I have always tried to save a buck or two doing things on my own.
When I get a deer I cut the meat off the bone then take the de-boned meat in to get made into summer sausage, I finally got burned  I took my deer in on October 12 de-boned and on ice to Bowers and sons in millersport. They told me summer sausage will be done in a week or week and a 1/2. It's now November 27 and I've called 3 times and got 3 different stories. Thank god I caped it out myself! I mean if they "lost" that rack I would have cried. I've heard stories before, just warning fellow hunters of a problem and venting. Make you're own decision, it definitely would have been easier too let it rot then my 2 hour drag time and 3 hours of cutting. I just have this sick feeling in my stomach. Maybe it happens everywhere, but I'm done at this place. Thanks for listening. 


Dave


----------



## chopper (May 15, 2004)

I have taken deer there for several years now. I can't say that I have had any problems. Has it changed hands or something? I really hope that you get your meat back. Stay on, I'll bet they make it right, I hope.


----------



## dmgonfishin55 (Jan 8, 2009)

I have used them for several years now myself, always happy with their product and service. I felt comfortable with taking it there, never even thought twice. Hopefully they do make it right, it's just hard to keep a good attitude when they just lied to me. You cant get three different stories and them all be the truth, at least that's how I figure it in my head. Maybe that's not how the world works anymore??????


----------



## ezbite (May 25, 2006)

Well?? You threw this business under the OGF bus. Did they make it right?? Let's hear the rest of the story


----------



## KWaller (Oct 3, 2010)

Very good processing company! Every deer me and my dad have shot since I've been hunting, (combined over 20 deer), have all went there. Yes, they can get a little late this time of the year due to gun season, they had so many deer they were running out of hooks to hang em on. I checked my doe in with another group of guys, so there were about 6 deer layin there waitin to just get in the shop! They are always a lil late but, the products are good. Been eatin my trail bologna lately, the spicey type, boy is it good!

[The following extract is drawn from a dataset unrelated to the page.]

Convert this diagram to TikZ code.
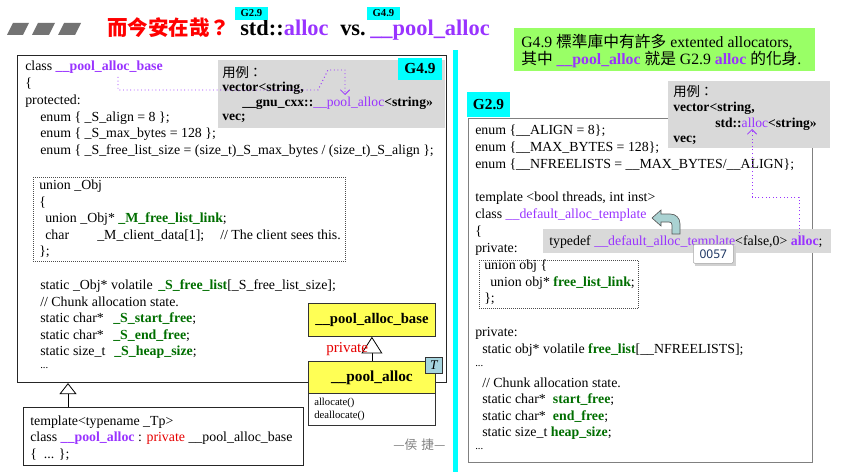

Outdoor Hub mobile, the outdoor information engine


----------



## dmgonfishin55 (Jan 8, 2009)

Well I Went in and one of the brothers came to speak to me, said what took so long was the hot dogs. Which was the fourth time I talked to them and now a fourth different answer. They said I could take everything else if I payed then but wouldn't get the hot dogs. I said I would be fine with that but I would only pay for what I was getting, they wanted me to pay for it all. I told them what would happen if I paid for the hot dogs and never got them, I would have chase bank put a stop payment on the debit. Which means I would get the whole debit back and they would go after the business ( Chase doesn't stop partial payment only entire orders). Then they said I could pay for what I was getting that day, and that's what I did. Younger lady who carted it out apologized and was very nice, now I don't have much to say for the other 3 I dealt with..........product is very very good some of the best sausage I've ever had. That being said, my trust is still lost at this place, I hate when I'm lied to. Do people really think you'll never now that they lied to you? I'm not going to pay my money for services of a business that lied to me......they did make it right but not without a fight. I mean would it have been hard to say that everything is ready but the dogs and you can pickup everything but? Instead lie, not good rep for your company.


----------



## BigV (Nov 11, 2004)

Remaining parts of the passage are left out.